The Recycling Religion

Jack Hitt, “A Gospel According to the Earth,” Harper’s, July 2003.

Early one morning, I stepped out of my house with a large container and walked to the curb, only to look up the street and see three neighbors doing the same thing. We all nodded. In Connecticut one recycles by putting bottles and plastics in distinctive twilight-blue bins. Newspapers and cardboard are also presented to the garbage collector separately. It was an odd scene, men and women carrying what looked like votive baskets to lay them on the ground in front of their homes.

Try describing the purpose of recycling to a five-year-old daughter and you find yourself suddenly toiling like a second-year seminarian with a fresh allegory. Recycling is about redeeming old waste by transfiguring it into something new. The theological potential is almost too easy: “recycling” (Greek, “to come full circle”) and “resurrection” (Latin, “to rise again”). The first word practically clicks in the mouth like a new machine getting started; the other mumurs with that harmony of the spheres.

As a household practice, recycling is quite recent, dating only to the 1960s. According to President George W. Bush, recycling’s popularity throughout America managed to reclaim 64 million tons of the nation’s annual 230-million-ton garbage pile in 2000. When he signed into law the new America Recycles Day (November 15, in case you’ve forgotten), President Bush urged his citizenry toward more participation in order to “close the recycling circle.”

What’s most curious about recycling is that it seems bulletproof to criticism. A few years ago, The New York Times Magazine ran an article exposing curbside recycling as a sham. Turns out there are much more efficient market systems that would dispose of our trash without all that individual participation.
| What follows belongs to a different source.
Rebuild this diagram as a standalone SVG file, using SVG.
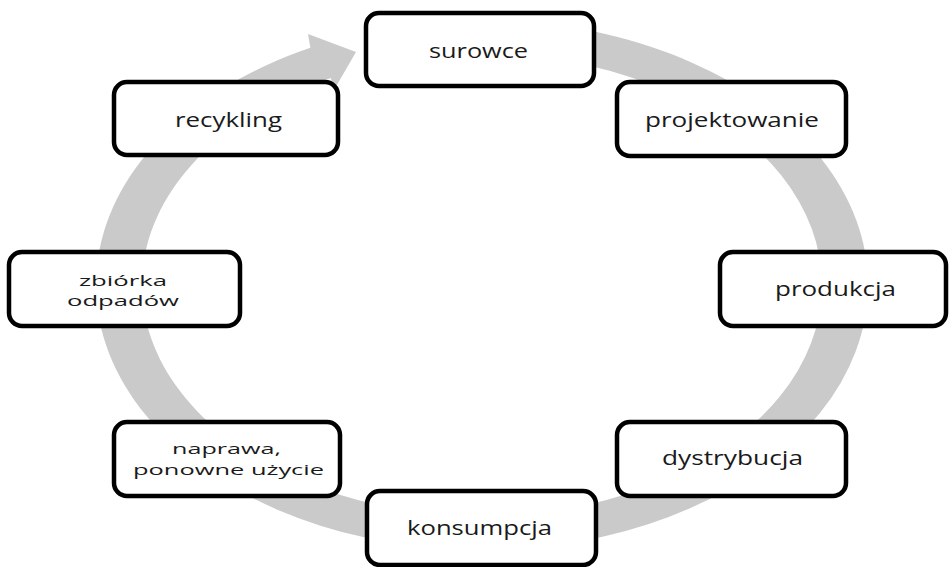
<svg xmlns="http://www.w3.org/2000/svg" width="950" height="567" viewBox="0 0 950 567">
<style>
.box{fill:#ffffff;stroke:#000000;stroke-width:4.5}
.lbl{font-family:"Open Sans","Noto Sans","DejaVu Sans",sans-serif;font-size:20px;fill:#1a1a1a}
.lbl2{font-family:"Open Sans","Noto Sans","DejaVu Sans",sans-serif;font-size:15px;fill:#1a1a1a}
.ring{fill:#c9cac9;stroke:none}
</style>
<rect width="950" height="567" fill="#ffffff"/>
<g id="connectors">
<path class="ring" d="M 414.97 24.03 A 386 265 0 1 1 310.37 47.64 L 308 34 L 356 52 L 334 90 L 330.82 78.09 A 340 231 0 1 0 422.96 57.51 Z"/>
</g>
<g id="node-surowce">
<rect class="box" x="366" y="13" width="228" height="73" rx="13"/>
<text class="lbl" x="429" y="58" textLength="99" lengthAdjust="spacingAndGlyphs">surowce</text>
</g>
<g id="node-projektowanie">
<rect class="box" x="617" y="82" width="229" height="74" rx="13"/>
<text class="lbl" x="645" y="127" textLength="174" lengthAdjust="spacingAndGlyphs">projektowanie</text>
</g>
<g id="node-produkcja">
<rect class="box" x="720" y="252" width="226" height="74" rx="13"/>
<text class="lbl" x="775" y="296" textLength="121" lengthAdjust="spacingAndGlyphs">produkcja</text>
</g>
<g id="node-dystrybucja">
<rect class="box" x="617" y="422" width="229" height="74" rx="13"/>
<text class="lbl" x="662" y="465" textLength="141" lengthAdjust="spacingAndGlyphs">dystrybucja</text>
</g>
<g id="node-konsumpcja">
<rect class="box" x="367" y="491" width="229" height="74" rx="13"/>
<text class="lbl" x="407" y="535" textLength="145" lengthAdjust="spacingAndGlyphs">konsumpcja</text>
</g>
<g id="node-naprawa">
<rect class="box" x="114" y="422" width="226" height="74" rx="13"/>
<text class="lbl2"><tspan x="172" y="454" textLength="109" lengthAdjust="spacingAndGlyphs">naprawa,</tspan><tspan x="133" y="474.5" textLength="191" lengthAdjust="spacingAndGlyphs">ponowne użycie</tspan></text>
</g>
<g id="node-zbiorka">
<rect class="box" x="9" y="252" width="231" height="74" rx="13"/>
<text class="lbl2"><tspan x="79" y="285.5" textLength="88" lengthAdjust="spacingAndGlyphs">zbiórka</tspan><tspan x="67" y="306" textLength="112" lengthAdjust="spacingAndGlyphs">odpadów</tspan></text>
</g>
<g id="node-recykling">
<rect class="box" x="114" y="82" width="224" height="73" rx="13"/>
<text class="lbl" x="175" y="127" textLength="107" lengthAdjust="spacingAndGlyphs">recykling</text>
</g>
</svg>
Worse, around that time one began to hear other reports that in many locales those newspaper bundles—bound with twine at a tremendous cose of hassle, if not of time—are just trucked to the dump and bulldozed into the steaming offal.

I seriously thought I would give it up, in part because, like the author of the article, I hate to recycle. But I found I couldn’t give it up. My kids had already heard the little story about bad things being turned into good things. Somehow this puffball of a parable had staying power. It was one of those trends—you run across them from time to time in our culture—that logical argument is impossible to stop. I often brought up the pointlessness of recycling with friends. It would turn out that they, too, had read the article. Yet they always said they recycled anyway because “at least it’s something.” Such a packed word that last one.


You mean, something like a feeble sacrifice set out to slake the fury of a vengeful God angry with mankind’s … sin?